Bist Du erst einmal in die Mühlen des Gesetzes gekommen, gibt es keinen Weg mehr hinaus. So könnte das Fazit aus diesem Roman lauten. Der Junge Nicholas Dane ist weder ein Musterschüler noch wirklich ein Asozialer, als seine Mutter sich den goldenen Schuss setzt. Er ist ein recht gut sozialisierter Teenager, der allerdings mitten in der Pubertät steckt. Damit mögen sich wohl etliche Leser selber gemeint fühlen. Doch Nick hat das Pech, dass Mutters Freundin Jenny alles ein wenig ungeschickt anpackt und die Sozialarbeiterin, die als übereifrige aber inkompetente ältliche Dame geschildert wird, den Erzieher Tony Creal anhimmelt. So ist es für die alles entscheidende Sozialarbeiterin kein Thema, Nick bei Jenny zu lassen. Sie sorgt dafür, dass er in ein Heim gesteckt wird, in dem ausschließlich unfähige Leute das Sagen haben. Diese Komponente ist es denn auch, die viel Raum für Kritik bietet. Einerseits wird den jungen Lesern eine mehr oder weniger hoffnungslose Situation präsentiert, die einzig auf dem Machtmissbrauch der staatlichen Stellen fußt. Die Jungen im Heim werden von allen Außenstehenden abgeschottet, so dass sie zum Spielball der sadistischen und pädophilen Erzieher werden. Die klare Zuordnung in gut und böse – alle entscheidenden Stellen sind böse – dürfte wenig dazu angetan sein, beim Jugendlichen Publikum das Vertrauen in Erziehungspersonen welcher Art auch immer zu fördern. Im Gegenteil: Die Mitteilung, dass niemand Nick glaubt, als er von den Übergriffen Creals erzählt, dürfte durchaus ein Signal sein, sich auf keinen Fall jemandem anzuvertrauen. Dies steht in einem klaren Widerspruch zum umfangreichen Adressmaterial im Anschluss an den Roman. Dort werden die Stellen angegeben, an die sich missbrauchte Jugendliche wenden können, um Hilfe zu finden.

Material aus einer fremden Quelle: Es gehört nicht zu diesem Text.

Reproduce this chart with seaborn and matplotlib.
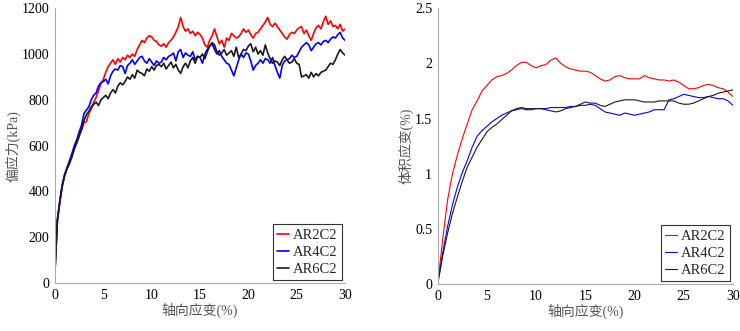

Wenig erfreulich ist auch die Schilderung der einst drogenabhängigen Mutter. Autor Melvin Burgess erweckt den Eindruck, als sei ein ehemaliger Junkie in der Lage, nach einem Entzug und langjähriger Abstinenz die Droge als kontrollierbare Stimulans nutzen. Zwar setzt sich Nicks Mutter den goldenen Schuss, doch wird dies weder näher erläutert noch in einen direkten Zusammenhang mit ihrem gelegentlichen Drogenkonsum gestellt. Dies muss angesichts der Drogenproblematik als fahrlässig bezeichnet werden.
FAZIT
Grundsätzlich ist es lobenswert, dass sich ein Autor des Themas "Missbrauch" annimmt und in einem Jugendbuch aufzeigt, wie es zu Missbrauch kommen kann und mit welchen Schamgefühlen die Opfer konfrontiert werden. Dieser Bereich hebt sich denn vom gesamten Konzept des Romans auch positiv ab. Wenig hilfreich bis unerfreulich ist hingegen die Charakterisierung aller staatlichen Stellen und Angestellten als unfähige und eigennützige Personen. Diese Sichtweise läuft der Aufforderung zuwider, sich bei Übergriffen an entsprechende Stellen zu wenden. So bleibt der Roman "Nicholas Dane" eine sehr durchzogene Sache und vermag über weitere Bereiche nicht vollauf zu überzeugen.